Adjectives: Making Words Sound Better

Adjectives are words that describe and help you visualize (see in your mind) what the writer is talking about. They are used to give you more information about the noun or subject of the sentence and typically make the writing more interesting. Take a look at the following two sentences:

  1. The man walked down the hallway.
  2. The small and frightened man walked down the dark, empty hallway.

Which one sounds better? Of course, the second one does. The bold adjectives that were added help you see a better picture in your mind and even make the sentence sound mysterious. Whenever an adjective is used, it usually comes before the noun. However, it can also come at the end of the sentence. The following two sentences give you examples of both:

  1. The blue balloon was full of air.
  2. The balloon was blue.

Nouns, Pronouns, and Subjects: The Who, Where and What

Nouns are used to name a person, place, thing, animal or even idea in a sentence. The actions (verbs) and descriptions (adjectives) in a sentence are about the nouns that the writer uses. Proper nouns refer to specific people or places and need the first letter capitalized, such as someone's first name or the names of states. Common nouns refer to general things and don't require the first letter to be capitalized, unless it's the first word in a sentence. In addition, nouns can be possessive and show ownership or relationship to something by adding an apostrophe and s ('s) at the end. Here are some examples:

  1. Fred, who moved here from Washington, is the new manager of Taco Bell.
  2. Tacos and nachos are the best items on the menu.
  3. The customer's order was totally wrong, so Fred's decision was to give him the food for free.

Pronouns are used to replace nouns and to keep sentences from sounding repetitive. Common examples of pronouns include words like he, she, him, them, we and us. They usually help the writing flow better so that sentences don't sound awkward when you're reading them. See the examples below:

  1. Daniel decided that Daniel wanted to get all A's on Daniel's report card, so Daniel decided to study extra hard. (This is an awkward sentence because no pronouns are used.)
  2. Daniel decided that he wanted to get all A's on his report card, so he decided to study extra hard. (This sentence sounds better and flows better because of the use of pronouns.)

The subject is a very important part of a sentence and goes along with the verb (action). Basically, the subject is who or what does the action (the verb). More specifically, whenever you read a sentence, the subject is generally who or what the sentence is talking about.
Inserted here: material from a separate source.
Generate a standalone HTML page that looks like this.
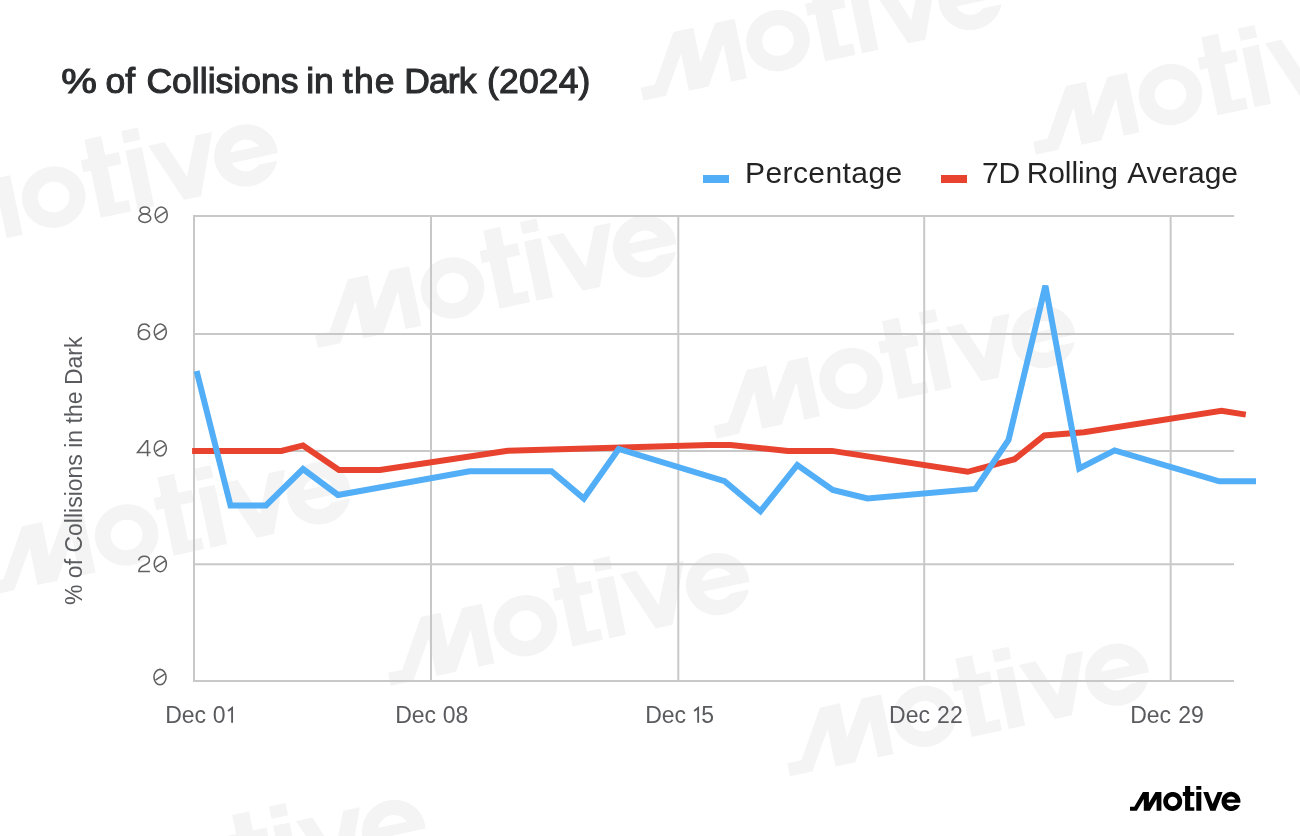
<!DOCTYPE html>
<html><head><meta charset="utf-8">
<style>
html,body{margin:0;padding:0;background:#fff;width:1300px;height:836px;overflow:hidden}
svg{position:absolute;left:0;top:0;display:block;will-change:transform}
text{font-family:"Liberation Sans",sans-serif}
</style></head>
<body>
<svg width="1300" height="836" viewBox="0 0 1300 836">
<defs><path id="lg" d="M71.30 -2.20 L71.30 -6.10 L66.30 -6.10 L66.30 -2.20ZM60.20 -5.90 L55.10 -5.90 L55.10 0.10 L52.80 0.10 L52.80 3.90 L55.10 3.90 L55.10 15.20 L55.10 18.80 L60.20 18.80 L64.30 18.80 L64.30 15.20 L60.20 15.20 L60.20 3.90 L64.30 3.90 L64.30 0.10 L60.20 0.10ZM13.80 18.80 L19.80 18.80 L26.60 7.00 L26.60 18.80 L31.40 18.80 L31.40 0.00 L25.50 0.00 L18.90 10.90 L18.90 0.00 L12.90 0.00 L4.30 14.70 L0.00 14.70 L0.00 18.80 L6.80 18.80 L13.80 7.00ZM71.30 0.10 L66.30 0.10 L66.30 18.80 L71.30 18.80ZM92.60 0.10 L87.60 0.10 L82.60 11.90 L78.20 0.10 L73.20 0.10 L80.30 18.80 L85.50 18.80ZM51.83 7.00 L51.65 6.41 L51.43 5.83 L51.18 5.27 L50.88 4.73 L50.56 4.20 L50.20 3.70 L49.80 3.22 L49.38 2.77 L48.93 2.35 L48.45 1.95 L47.95 1.59 L47.43 1.27 L46.88 0.97 L46.32 0.72 L45.74 0.50 L45.15 0.32 L44.54 0.18 L43.93 0.08 L43.32 0.02 L42.70 0.00 L42.08 0.02 L41.47 0.08 L40.86 0.18 L40.25 0.32 L39.66 0.50 L39.08 0.72 L38.52 0.97 L37.98 1.27 L37.45 1.59 L36.95 1.95 L36.47 2.35 L36.02 2.77 L35.60 3.22 L35.20 3.70 L34.84 4.20 L34.52 4.73 L34.22 5.27 L33.97 5.83 L33.75 6.41 L33.57 7.00 L33.43 7.61 L33.33 8.22 L33.27 8.83 L33.25 9.45 L33.27 10.07 L33.33 10.68 L33.43 11.29 L33.57 11.90 L33.75 12.49 L33.97 13.07 L34.22 13.63 L34.52 14.18 L34.84 14.70 L35.20 15.20 L35.60 15.68 L36.02 16.13 L36.47 16.55 L36.95 16.95 L37.45 17.31 L37.98 17.63 L38.52 17.93 L39.08 18.18 L39.66 18.40 L40.25 18.58 L40.86 18.72 L41.47 18.82 L42.08 18.88 L42.70 18.90 L43.32 18.88 L43.93 18.82 L44.54 18.72 L45.15 18.58 L45.74 18.40 L46.32 18.18 L46.88 17.93 L47.43 17.63 L47.95 17.31 L48.45 16.95 L48.93 16.55 L49.38 16.13 L49.80 15.68 L50.20 15.20 L50.56 14.70 L50.88 14.18 L51.18 13.63 L51.43 13.07 L51.65 12.49 L51.83 11.90 L51.97 11.29 L52.07 10.68 L52.13 10.07 L52.15 9.45 L52.13 8.83 L52.07 8.22 L51.97 7.61ZM47.24 10.67 L47.15 10.96 L47.04 11.25 L46.92 11.53 L46.77 11.80 L46.61 12.06 L46.43 12.31 L46.23 12.55 L46.02 12.77 L45.80 12.98 L45.56 13.18 L45.31 13.36 L45.05 13.52 L44.78 13.67 L44.50 13.79 L44.21 13.90 L43.92 13.99 L43.62 14.06 L43.31 14.11 L43.01 14.14 L42.70 14.15 L42.39 14.14 L42.09 14.11 L41.78 14.06 L41.48 13.99 L41.19 13.90 L40.90 13.79 L40.62 13.67 L40.35 13.52 L40.09 13.36 L39.84 13.18 L39.60 12.98 L39.38 12.77 L39.17 12.55 L38.97 12.31 L38.79 12.06 L38.63 11.80 L38.48 11.53 L38.36 11.25 L38.25 10.96 L38.16 10.67 L38.09 10.37 L38.04 10.06 L38.01 9.76 L38.00 9.45 L38.01 9.14 L38.04 8.84 L38.09 8.53 L38.16 8.23 L38.25 7.94 L38.36 7.65 L38.48 7.37 L38.63 7.10 L38.79 6.84 L38.97 6.59 L39.17 6.35 L39.38 6.13 L39.60 5.92 L39.84 5.72 L40.09 5.54 L40.35 5.38 L40.62 5.23 L40.90 5.11 L41.19 5.00 L41.48 4.91 L41.78 4.84 L42.09 4.79 L42.39 4.76 L42.70 4.75 L43.01 4.76 L43.31 4.79 L43.62 4.84 L43.92 4.91 L44.21 5.00 L44.50 5.11 L44.78 5.23 L45.05 5.38 L45.31 5.54 L45.56 5.72 L45.80 5.92 L46.02 6.13 L46.23 6.35 L46.43 6.59 L46.61 6.84 L46.77 7.10 L46.92 7.37 L47.04 7.65 L47.15 7.94 L47.24 8.23 L47.31 8.53 L47.36 8.84 L47.39 9.14 L47.40 9.45 L47.39 9.76 L47.36 10.06 L47.31 10.37ZM109.73 5.78 L109.48 5.20 L109.18 4.65 L108.86 4.12 L108.50 3.61 L108.10 3.12 L107.68 2.66 L107.23 2.23 L106.75 1.83 L106.25 1.47 L105.73 1.14 L105.18 0.84 L104.62 0.58 L104.04 0.36 L103.45 0.18 L102.84 0.03 L102.23 -0.07 L101.62 -0.13 L101.00 -0.15 L100.38 -0.13 L99.77 -0.07 L99.16 0.03 L98.55 0.18 L97.96 0.36 L97.38 0.58 L96.82 0.84 L96.27 1.14 L95.75 1.47 L95.25 1.83 L94.77 2.23 L94.32 2.66 L93.90 3.12 L93.50 3.61 L93.14 4.12 L92.82 4.65 L92.52 5.20 L92.27 5.78 L92.05 6.36 L91.87 6.97 L91.73 7.58 L91.63 8.20 L91.57 8.82 L91.55 9.45 L91.57 10.08 L91.63 10.70 L91.73 11.32 L91.87 11.93 L92.05 12.54 L92.27 13.12 L92.52 13.70 L92.82 14.25 L93.14 14.78 L93.50 15.29 L93.90 15.78 L94.32 16.24 L94.77 16.67 L95.25 17.07 L95.75 17.43 L96.27 17.76 L96.82 18.06 L97.38 18.32 L97.96 18.54 L98.55 18.72 L99.16 18.87 L99.77 18.97 L100.38 19.03 L101.00 19.05 L101.62 19.03 L102.23 18.97 L102.84 18.87 L103.45 18.72 L104.04 18.54 L104.62 18.32 L105.18 18.06 L105.73 17.76 L106.25 17.43 L106.75 17.07 L107.23 16.67 L107.68 16.24 L108.10 15.78 L108.50 15.29 L108.86 14.78 L109.18 14.25 L109.48 13.70 L109.73 13.12 L109.74 13.10 L104.13 13.10 L104.10 13.13 L103.86 13.34 L103.61 13.52 L103.35 13.69 L103.08 13.84 L102.80 13.98 L102.51 14.09 L102.22 14.18 L101.92 14.26 L101.61 14.31 L101.31 14.34 L101.00 14.35 L100.69 14.34 L100.39 14.31 L100.08 14.26 L99.78 14.18 L99.49 14.09 L99.20 13.98 L98.92 13.84 L98.65 13.69 L98.39 13.52 L98.14 13.34 L97.90 13.13 L97.68 12.91 L97.47 12.68 L97.27 12.43 L97.09 12.17 L96.93 11.90 L96.78 11.62 L96.66 11.33 L96.55 11.03 L96.48 10.80 L100.90 10.80 L105.52 10.80 L110.35 10.80 L110.37 10.70 L110.43 10.08 L110.45 9.45 L110.43 8.82 L110.37 8.20 L110.27 7.58 L110.13 6.97 L109.95 6.36ZM97.27 6.47 L97.47 6.22 L97.68 5.99 L97.90 5.77 L98.14 5.56 L98.39 5.38 L98.65 5.21 L98.92 5.06 L99.20 4.92 L99.49 4.81 L99.78 4.72 L100.08 4.64 L100.39 4.59 L100.69 4.56 L101.00 4.55 L101.31 4.56 L101.61 4.59 L101.92 4.64 L102.22 4.72 L102.51 4.81 L102.80 4.92 L103.08 5.06 L103.35 5.21 L103.61 5.38 L103.86 5.56 L104.10 5.77 L104.32 5.99 L104.53 6.22 L104.73 6.47 L104.91 6.73 L105.07 7.00 L105.22 7.28 L105.31 7.50 L96.69 7.50 L96.78 7.28 L96.93 7.00 L97.09 6.73Z"/></defs>
<rect width="1300" height="836" fill="#fff"/>
<g fill="#f4f4f4">
<use href="#lg" transform="matrix(3.29779 -0.71367 0.66409 3.16428 630.91 41.17)"/>
<use href="#lg" transform="matrix(3.29779 -0.71367 0.66409 3.16428 1023.41 95.17)"/>
<use href="#lg" transform="matrix(3.29779 -0.71367 0.66409 3.16428 -93.39 197.67)"/>
<use href="#lg" transform="matrix(3.29779 -0.71367 0.66409 3.16428 305.41 288.57)"/>
<use href="#lg" transform="matrix(3.29779 -0.71367 0.66409 3.16428 704.01 379.17)"/>
<use href="#lg" transform="matrix(3.29779 -0.71367 0.66409 3.16428 -20.49 535.47)"/>
<use href="#lg" transform="matrix(3.29779 -0.71367 0.66409 3.16428 378.31 626.27)"/>
<use href="#lg" transform="matrix(3.29779 -0.71367 0.66409 3.16428 777.51 716.82)"/>
<use href="#lg" transform="matrix(3.29779 -0.71367 0.66409 3.16428 54.41 873.07)"/>
</g>
<g stroke="#c8c8c8" stroke-width="2" fill="none">
<line x1="193" y1="216" x2="1234" y2="216"/>
<line x1="193" y1="334" x2="1234" y2="334"/>
<line x1="193" y1="451" x2="1234" y2="451"/>
<line x1="193" y1="564.3" x2="1234" y2="564.3"/>
<line x1="193" y1="681" x2="1234" y2="681"/>
<line x1="194" y1="215" x2="194" y2="682"/>
<line x1="431" y1="215" x2="431" y2="682"/>
<line x1="678.3" y1="215" x2="678.3" y2="682"/>
<line x1="924.2" y1="215" x2="924.2" y2="682"/>
<line x1="1170.65" y1="215" x2="1170.65" y2="682"/>
</g>
<polyline points="192.1,451.0 281.4,451.0 303.0,445.4 339.0,470.0 380.0,470.0 507.7,450.7 709.5,444.9 730.5,444.9 788.0,450.9 832.0,450.9 967.7,471.8 1014.6,459.2 1044.3,435.5 1084.0,432.2 1221.5,410.9 1245.8,414.6" fill="none" stroke="#e8432f" stroke-width="6"/>
<polyline points="196.6,371.0 230.5,505.5 266.0,505.5 303.0,469.0 338.0,495.0 469.6,471.2 551.5,471.2 583.8,498.5 618.7,449.0 724.6,481.2 760.4,511.2 797.3,465.0 832.7,490.0 867.5,498.5 975.4,488.9 1008.5,440.0 1045.4,285.7 1079.2,468.4 1114.6,450.4 1219.3,481.3 1256.0,481.3" fill="none" stroke="#52aef6" stroke-width="6"/>
<g font-size="35.5" fill="#2b2c2e" stroke="#2b2c2e" stroke-width="1.1">
<text transform="translate(61.2 93.3) scale(1.13 1)">%</text>
<text x="105.4" y="93.3">of<tspan dx="1.6"> Collisions</tspan><tspan dx="-2.1"> in</tspan><tspan dx="-2.0" letter-spacing="1.2"> the</tspan><tspan dx="-0.5" letter-spacing="-0.9"> Dark</tspan><tspan dx="1.4" letter-spacing="0.15"> (2024)</tspan></text>
</g>
<rect x="703" y="175" width="26" height="8" fill="#52aef6"/>
<text x="745" y="183.3" font-size="30" letter-spacing="0.42" fill="#232323">Percentage</text>
<rect x="941" y="175" width="26" height="8" fill="#e8432f"/>
<text x="982" y="183.3" font-size="30" letter-spacing="-0.08" fill="#232323">7D<tspan dx="-1.8"> Rolling</tspan><tspan dx="2.8"> Average</tspan></text>
<g stroke="#606060" stroke-width="1.55" fill="none">
<ellipse cx="144.8" cy="210.40" rx="4.75" ry="3.45"/><ellipse cx="144.8" cy="218.25" rx="5.95" ry="4.2"/><ellipse cx="161.2" cy="214.7" rx="6.05" ry="7.7"/><line x1="156.6" y1="217.80" x2="165.90" y2="211.7"/>
<ellipse cx="144.0" cy="334.65" rx="5.6" ry="4.9"/><path d="M149.3 327.15 C148.4 324.85 146.6 324.05 144.3 324.05 C140.4 324.05 138.4 327.55 138.4 332.35 L138.4 334.65"/><ellipse cx="160.3" cy="331.75" rx="6.05" ry="7.7"/><line x1="155.70" y1="334.85" x2="165.0" y2="328.75"/>
<path d="M147.6 456.35 V440.75 H146.5 L137.5 452.55 H150.6" stroke-linejoin="miter"/><ellipse cx="160.3" cy="448.35" rx="6.05" ry="7.7"/><line x1="155.70" y1="451.45" x2="165.0" y2="445.35"/>
<path d="M138.6 560.35 C139.2 557.85 141.40 556.25 144.30 556.25 C147.30 556.25 149.40 557.95 149.40 560.35 C149.40 562.95 147.30 564.15 144.5 565.25 C140.7 566.75 138.90 568.25 138.90 571.45 H149.90"/><ellipse cx="160.3" cy="563.95" rx="6.05" ry="7.7"/><line x1="155.70" y1="567.05" x2="165.0" y2="560.95"/>
<ellipse cx="160.0" cy="677.1" rx="6.05" ry="7.7"/><line x1="155.4" y1="680.2" x2="164.7" y2="674.1"/>
</g>
<text transform="translate(81.8 605) rotate(-90)" font-size="23" fill="#5a5b5e">% of Collisions in the Dark</text>
<g font-size="23" fill="#5a5b5e">
<text y="722.7"><tspan x="165.2">Dec</tspan><tspan x="212.8">0</tspan></text>
<path d="M228.1 710.9 L232.1 707.9 V722.7" fill="none" stroke="#5a5b5e" stroke-width="1.85"/>
<text y="722.7"><tspan x="395.2">Dec</tspan><tspan x="442.8">08</tspan></text>
<text y="722.7"><tspan x="645.2">Dec</tspan><tspan x="701.3">5</tspan></text>
<path d="M694.1 710.9 L698.15 707.9 V722.7" fill="none" stroke="#5a5b5e" stroke-width="1.85"/>
<text y="722.7"><tspan x="889.1">Dec</tspan><tspan x="937.1">22</tspan></text>
<text y="722.7"><tspan x="1130.2">Dec</tspan><tspan x="1178.2">29</tspan></text>
</g>
<use href="#lg" transform="translate(1130 792)" fill="#000"/>
</svg>
</body></html>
Most of the time, the subject will come before the verb, but it can also come after. Examples of both are below:

  1. The acrobatic monkey swung from tree to tree. (The subject is before the verb 'swung.')
  2. Deep in the heart of the jungle lives a monkey named Bubbles. (Here, the subject is after the verb 'lives.')

Verbs: All About the Actions

Verbs are extremely important to sentences. In fact, if you don't have a verb, you don't have a sentence at all. Instead, you have a fragment. Verbs are linked to the subjects and tell you what you need to know about them. They give you the important, active information you need to know about who or what you're reading about. Check out the examples:

  1. Charles sprinted around the track with great speed.
  2. Because he was angry, the gigantic man punched a huge hole in the wall.
  3. With his flashlight in hand, the young explorer crawled into the dark cave.